Personal information
- Born: January 2, 1991 (age 35) United States

Horse racing career
- Sport: Horse racing
- Career wins: 2,337 (as of July 17, 2024)

Major racing wins
- Little Brown Jug (2015) Meadowlands Pace (2015) Canadian Pacing Derby (2016) North America Cup (2018)

Racing awards
- 2015 Rising Star Award

Significant horses
- Wiggle It Jiggleit, Lather Up

= Montrell Teague =

American harness racing driver (born 1991)

Montrell Teague (born January 2, 1991) is an American harness racing driver. He won the 2015 Dan Patch Rising Star Award at the age of 24 after winning the Little Brown Jug and Meadowlands Pace with 2015 Harness Horse of the Year Wiggle It Jiggleit. He is also noted for becoming the youngest driver to win a major stakes race at Hoosier Park in 2011 at the age of 20.

==Personal life==
Teague is a Delaware native, the son of well known horseman George Teague Jr., who owns Teague Stable and Farm in Harrington, Delaware. His father started to teach him to drive when he was about 10 years old.

==Racing career==

Teague races mainly at Harrington Raceway, Dover Downs, and Harrah's Philadelphia. In 2010, he won two $100,000 Delaware Standardbred Breeders Fund championships with No Bad Luck. In 2011, he scored his first major win in the $300,000 Max Hempt Memorial with Custard the Dragon, owned and trained by his father. The two later won the $500,000 Hoosier Cup, making Teague the youngest driver to ever win a major stakes race at Hoosier Park.

In 2015, he reached national prominence for his partnership with Wiggle It Jiggleit, earning Teague the Dan Patch Rising Star Award. The highlight of the year was their victory in the Little Brown Jug, widely considered to be one of the greatest harness races of all time. "I had a guy come up to me a few days later at (Harrah's Philadelphia) and he said 'I've been watching harness racing for 50 years and I want to say thank you for giving me the thrill of my lifetime, to watch the best race I've ever seen.' I never would have expected that," recalled Teague in a later interview. The pair's other wins included the Meadowlands Pace, Carl Milstein Memorial Pace, Matron Male Stakes and Hap Hansen Progress Pace.

In 2016, Teague continued to travel around North America with Wiggle It Jiggleit, with major wins including the Dan Patch Stakes at Hoosier Park and Canadian Pacing Derby at Mohawk Racetrack. "A lot of horses can't travel around like that and still race good," said Teague. "He's the exception. I've never seen it done. It hasn't bothered him yet. Harrington is his home, but we've only raced him there once. It seems like everywhere has been his home track. When people know he is racing at their track, they try to make it out there to see him live."

Teague earned his 1,000th career win with Henry The Dragon on September 27, 2016 in a $20,000 division of the Delaware Standardbred Breeders Fund stakes.

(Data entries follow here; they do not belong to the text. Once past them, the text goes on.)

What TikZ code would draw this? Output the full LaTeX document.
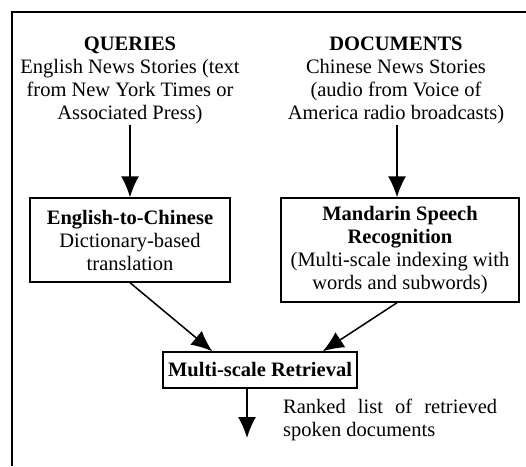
\documentclass[tikz,border=0pt]{standalone}
\usepackage{fontspec}
\setmainfont{Liberation Serif}
\usetikzlibrary{arrows.meta}

\tikzset{
	txt/.style={align=center, inner sep=1pt, font=\fontsize{20.5}{23}\selectfont},
	box/.style={draw, line width=1.4pt, align=center, inner sep=1pt, font=\fontsize{20.5}{23}\selectfont},
	arr/.style={line width=1.5pt, -{Latex[length=21pt,width=18pt]}}
}

\begin{document}
\begin{tikzpicture}[x=1pt, y=-1pt]
	\useasboundingbox (0,0) rectangle (526,466);
	\draw[line width=1.1pt] (526,12) -- (12,12) -- (12,466);%frame

	\node[txt] (queries) at (130,80) {\textbf{QUERIES}\\English News Stories (text\\from New York Times or\\Associated Press)};
	\node[txt] (docs) at (396,80) {\textbf{DOCUMENTS}\\Chinese News Stories\\(audio from Voice of\\America radio broadcasts)};

	\node[box, minimum width=200pt, minimum height=84pt] (trans) at (130,240) {\textbf{English-to-Chinese}\\Dictionary-based\\translation};
	\node[box, minimum width=238pt, minimum height=104pt] (asr) at (400,250) {\textbf{Mandarin Speech}\\\textbf{Recognition}\\(Multi-scale indexing with\\words and subwords)};
	\node[box, minimum width=194pt, minimum height=36pt] (retr) at (260,370) {\textbf{Multi-scale Retrieval}};

	\node[txt, anchor=west, text width=214pt, align=justify] (ranked) at (282,420) {Ranked list of retrieved\linebreak spoken documents};
	\coordinate (out) at (247,438);

	\draw[arr] (queries) -- (trans);
	\draw[arr] ([xshift=1pt]docs.south) -- ([xshift=1pt]docs.south |- asr.north);
	\draw[arr] (trans.south) -- ([xshift=50pt]retr.north west);
	\draw[arr] ([xshift=-3pt]asr.south) -- ([xshift=-35pt]retr.north east);
	\draw[arr] (out |- retr.south) -- (out);
\end{tikzpicture}
\end{document}
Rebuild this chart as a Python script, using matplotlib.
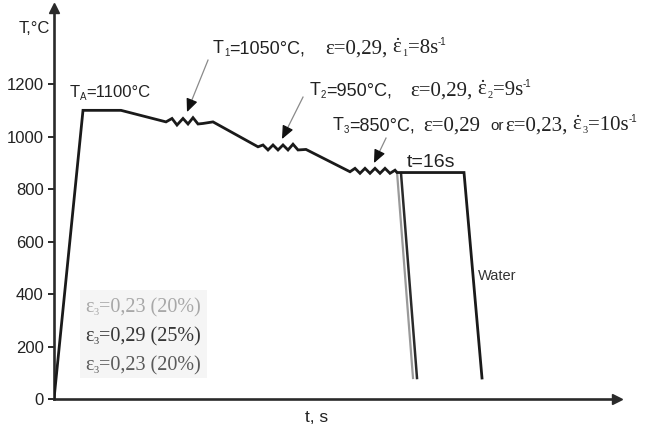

In 2018, Teague won the Pepsi North America Cup for the first time with Lather Up. As the horse's main driver, he won the William R. Haughton Memorial, the Dan Patch Stakes, and the Ohio Sires Stakes final, among others. He also became the second driver to win a race in 1:46 when he and Lather Up won the Graduate Series Final in 2019.

As of 2024, Teague has won more than 2,300 races and earnings of more than $34 million.